■ GOAL OF THE EXERCISE ■
Starting at the first line of the entries, extract each line up to and including the one that contains "share_plot = [0.916, 0.909, 0.908, 0.898, 0.906, 0.918]", but leave out the pictures.

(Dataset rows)

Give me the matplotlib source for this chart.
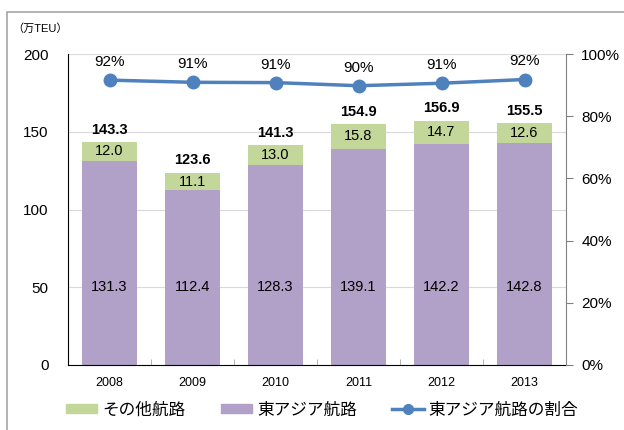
import numpy as np
import matplotlib
matplotlib.use("Agg")
import matplotlib.pyplot as plt
from matplotlib.patches import Rectangle
from matplotlib.lines import Line2D
from matplotlib.patches import Patch

plt.rcParams['font.family'] = ['Liberation Sans', 'Noto Sans CJK JP']

# ---- data ----
years = ['2008', '2009', '2010', '2011', '2012', '2013']
east_asia = [131.3, 112.4, 128.3, 139.1, 142.2, 142.8]
other = [12.0, 11.1, 13.0, 15.8, 14.7, 12.6]
totals = [143.3, 123.6, 141.3, 154.9, 156.9, 155.5]
share = [0.92, 0.91, 0.91, 0.90, 0.91, 0.92]
share_plot = [0.916, 0.909, 0.908, 0.898, 0.906, 0.918]

C_PURPLE = '#B1A0C7'
C_GREEN = '#C4D79B'
C_LINE = '#4F81BD'

fig = plt.figure(figsize=(6.24, 4.30), dpi=100)
ax = fig.add_axes([68 / 624, 1 - 365 / 430, 498 / 624, 311 / 430])

# outer frame
fig.patches.append(Rectangle((7 / 624, -0.2), 1.2, 1 - 12 / 430 + 0.2, transform=fig.transFigure,
                             fill=False, edgecolor='#A6A6A6', linewidth=1.2, zorder=0))

x = np.arange(len(years))
w = 0.66
ax.bar(x, east_asia, width=w, color=C_PURPLE, zorder=2)
ax.bar(x, other, width=w, bottom=east_asia, color=C_GREEN, zorder=2)

for i in range(len(years)):
    ax.text(x[i], 50, f'{east_asia[i]:.1f}', ha='center', va='center', fontsize=10.5, zorder=3)
    ax.text(x[i], east_asia[i] + other[i] / 2, f'{other[i]:.1f}', ha='center', va='center',
            fontsize=10.5, zorder=3)
    ax.annotate(f'{totals[i]:.1f}', (x[i], totals[i]), xytext=(0, 4), textcoords='offset points',
                ha='center', va='bottom', fontsize=10.5, fontweight='bold', zorder=3)

ax.set_xlim(-0.5, len(years) - 0.5)
ax.set_ylim(0, 200)
ax.set_yticks([0, 50, 100, 150, 200])
ax.yaxis.grid(True, color='#D9D9D9', linewidth=0.8, zorder=0)
ax.set_axisbelow(True)
ax.set_xticks(x)
ax.set_xticklabels(years, fontsize=9)
ax.set_xticks(np.arange(0.5, len(years) - 1, 1), minor=True)
ax.tick_params(axis='x', which='major', length=0, pad=9)
ax.tick_params(axis='x', which='minor', length=4, direction='in', color='#A6A6A6')
ax.tick_params(axis='y', length=0, labelsize=11, pad=14)
for s in ['top', 'right']:
    ax.spines[s].set_visible(False)
ax.spines['left'].set_color('black')
ax.spines['bottom'].set_color('black')

ax2 = ax.twinx()
ax2.plot(x, share_plot, color=C_LINE, linewidth=2.5, marker='o', markersize=9, zorder=4)
for i in range(len(years)):
    ax2.annotate(f'{share[i] * 100:.0f}%', (x[i], share_plot[i]), xytext=(0, 8),
                 textcoords='offset points', ha='center', va='bottom', fontsize=11)
ax2.set_ylim(0, 1)
ax2.set_yticks([0, 0.2, 0.4, 0.6, 0.8, 1.0])
ax2.set_yticklabels(['0%', '20%', '40%', '60%', '80%', '100%'])
ax2.tick_params(axis='y', length=5, direction='out', color='#808080', labelsize=11, pad=6)
for s in ['top', 'left', 'bottom']:
    ax2.spines[s].set_visible(False)
ax2.spines['right'].set_color('#808080')

fig.text(12 / 624, 1 - 29 / 430, '（万TEU）', fontsize=8, va='center', ha='left')

handles = [Patch(color=C_GREEN), Patch(color=C_PURPLE),
           Line2D([], [], color=C_LINE, linewidth=2.5, marker='o', markersize=7)]
labels = ['その他航路', '東アジア航路', '東アジア航路の割合']
fig.legend(handles, labels, loc='center', bbox_to_anchor=(322 / 624, 1 - 410 / 430), ncol=3,
           frameon=False, fontsize=12, handlelength=1.9, handleheight=0.45,
           columnspacing=2.1, handletextpad=0.3)

fig.savefig('out.png', dpi=100)
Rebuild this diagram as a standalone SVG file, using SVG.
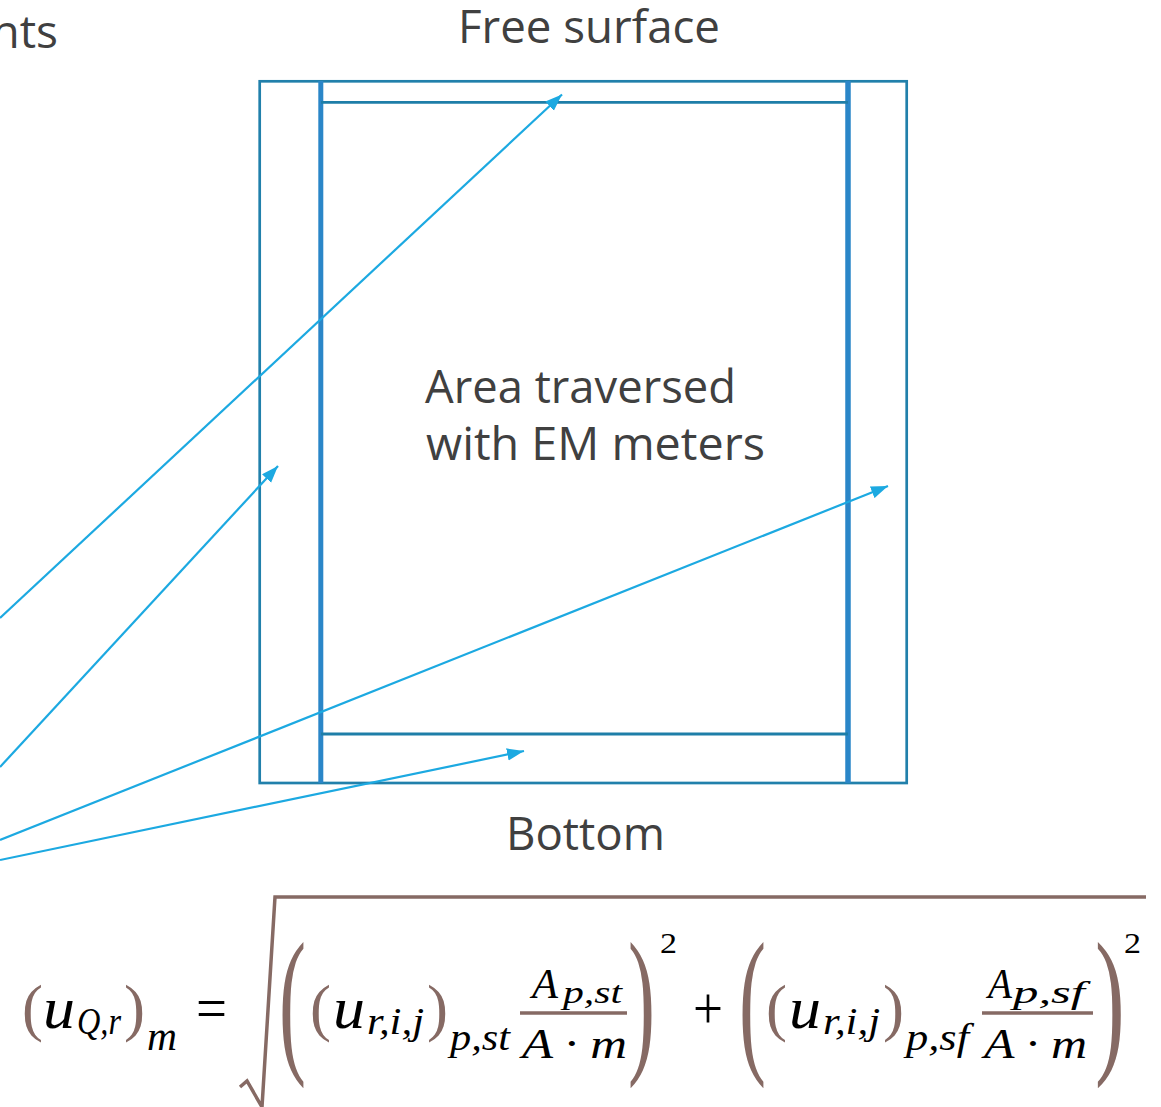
<svg xmlns="http://www.w3.org/2000/svg" width="1161" height="1107" viewBox="0 0 1161 1107">
<style>
.lbl{font-family:"Open Sans","Liberation Sans",sans-serif;font-size:46px;fill:#404040}
.mi{font-family:"Liberation Serif",serif;font-style:italic;fill:#000}
.mu{font-family:"Liberation Serif",serif;fill:#000}
.del{font-family:"Liberation Serif",serif;fill:#866A64}
.bar{stroke:#866A64;stroke-width:3.5;fill:none}
.conn{stroke:#1CA9E1;stroke-width:2.2;fill:none;marker-end:url(#ah)}
</style>
<defs>
<marker id="ah" markerUnits="userSpaceOnUse" markerWidth="18" markerHeight="13" refX="17" refY="6.25" orient="auto" viewBox="0 0 18 13">
<path d="M0,0 L17,6.25 L0,12.5 z" fill="#1CA9E1"/>
</marker>
</defs>
<rect width="1161" height="1107" fill="#fff"/>
<text class="lbl" x="58" y="48" text-anchor="end">nts</text>
<g id="section">
<rect x="259.7" y="81.3" width="647" height="701.7" fill="none" stroke="#2180AB" stroke-width="2.7"/>
<line x1="320.8" y1="81" x2="320.8" y2="783" stroke="#2A86C8" stroke-width="5"/>
<line x1="848" y1="81" x2="848" y2="783" stroke="#2A86C8" stroke-width="5.5"/>
<line x1="321" y1="102.3" x2="848" y2="102.3" stroke="#1E7EA8" stroke-width="2.8"/>
<line x1="321" y1="734" x2="848" y2="734" stroke="#1E7EA8" stroke-width="2.8"/>
</g>
<g id="labels">
<text class="lbl" x="458" y="43" textLength="262" lengthAdjust="spacingAndGlyphs">Free surface</text>
<text class="lbl" x="425" y="403" textLength="311" lengthAdjust="spacingAndGlyphs">Area traversed</text>
<text class="lbl" x="426" y="460" textLength="339" lengthAdjust="spacingAndGlyphs">with EM meters</text>
<text class="lbl" x="506" y="850" textLength="159" lengthAdjust="spacingAndGlyphs">Bottom</text>
</g>
<g id="connectors">
<line class="conn" x1="0" y1="618" x2="562" y2="94.5"/>
<line class="conn" x1="0" y1="767" x2="278" y2="466"/>
<line class="conn" x1="0" y1="840" x2="888" y2="486"/>
<line class="conn" x1="0" y1="860" x2="524" y2="751"/>
</g>
<g id="formula">
<text class="del" font-size="63" x="22" y="1029">(</text>
<text class="mi" font-size="60" x="43" y="1028" textLength="32" lengthAdjust="spacingAndGlyphs">u</text>
<text class="mi" font-size="37" x="77" y="1034" textLength="44" lengthAdjust="spacingAndGlyphs">Q,r</text>
<text class="del" font-size="63" x="124" y="1029">)</text>
<text class="mi" font-size="40" x="147" y="1050" textLength="30" lengthAdjust="spacingAndGlyphs">m</text>
<text class="mu" font-size="60" x="196" y="1028" textLength="31" lengthAdjust="spacingAndGlyphs">=</text>
<polyline class="bar" stroke-width="3" points="240,1087 247,1081 262,1107 275,897 1146,897"/>
<text class="del" font-size="162" transform="translate(279,1054) scale(0.5,1)">(</text>
<text class="del" font-size="63" x="310" y="1029">(</text>
<text class="mi" font-size="60" x="333" y="1028" textLength="32" lengthAdjust="spacingAndGlyphs">u</text>
<text class="mi" font-size="37" x="367" y="1034" textLength="57" lengthAdjust="spacingAndGlyphs">r,i,j</text>
<text class="del" font-size="63" x="427" y="1029">)</text>
<text class="mi" font-size="38" x="450" y="1050" textLength="60" lengthAdjust="spacingAndGlyphs">p,st</text>
<text class="mi" font-size="42" x="532" y="998" textLength="26" lengthAdjust="spacingAndGlyphs">A</text>
<text class="mi" font-size="31" x="563" y="1003" textLength="59" lengthAdjust="spacingAndGlyphs">p,st</text>
<line class="bar" x1="520" y1="1013" x2="627" y2="1013"/>
<text class="mi" font-size="43" x="522" y="1058" textLength="105" lengthAdjust="spacingAndGlyphs">A · m</text>
<text class="del" font-size="162" transform="translate(628,1054) scale(0.5,1)">)</text>
<text class="mu" font-size="30" x="660" y="953" textLength="17" lengthAdjust="spacingAndGlyphs">2</text>
<text class="mu" font-size="60" x="693" y="1028" textLength="30" lengthAdjust="spacingAndGlyphs">+</text>
<text class="del" font-size="162" transform="translate(739,1054) scale(0.5,1)">(</text>
<text class="del" font-size="63" x="766" y="1029">(</text>
<text class="mi" font-size="60" x="789" y="1028" textLength="32" lengthAdjust="spacingAndGlyphs">u</text>
<text class="mi" font-size="37" x="823" y="1034" textLength="57" lengthAdjust="spacingAndGlyphs">r,i,j</text>
<text class="del" font-size="63" x="883" y="1029">)</text>
<text class="mi" font-size="38" x="906" y="1050" textLength="63" lengthAdjust="spacingAndGlyphs">p,sf</text>
<text class="mi" font-size="42" x="988" y="998" textLength="24" lengthAdjust="spacingAndGlyphs">A</text>
<text class="mi" font-size="31" x="1013" y="1003" textLength="72" lengthAdjust="spacingAndGlyphs">p,sf</text>
<line class="bar" x1="982" y1="1013" x2="1093" y2="1013"/>
<text class="mi" font-size="43" x="984" y="1058" textLength="103" lengthAdjust="spacingAndGlyphs">A · m</text>
<text class="del" font-size="162" transform="translate(1095,1054) scale(0.55,1)">)</text>
<text class="mu" font-size="30" x="1124" y="953" textLength="17" lengthAdjust="spacingAndGlyphs">2</text>
</g>
</svg>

■ TASK OUTPUT ■
Give me the matplotlib source for this chart.
import numpy as np
import matplotlib
matplotlib.use("Agg")
import matplotlib.pyplot as plt
from matplotlib.patches import Rectangle
from matplotlib.lines import Line2D
from matplotlib.patches import Patch

plt.rcParams['font.family'] = ['Liberation Sans', 'Noto Sans CJK JP']

# ---- data ----
years = ['2008', '2009', '2010', '2011', '2012', '2013']
east_asia = [131.3, 112.4, 128.3, 139.1, 142.2, 142.8]
other = [12.0, 11.1, 13.0, 15.8, 14.7, 12.6]
totals = [143.3, 123.6, 141.3, 154.9, 156.9, 155.5]
share = [0.92, 0.91, 0.91, 0.90, 0.91, 0.92]
share_plot = [0.916, 0.909, 0.908, 0.898, 0.906, 0.918]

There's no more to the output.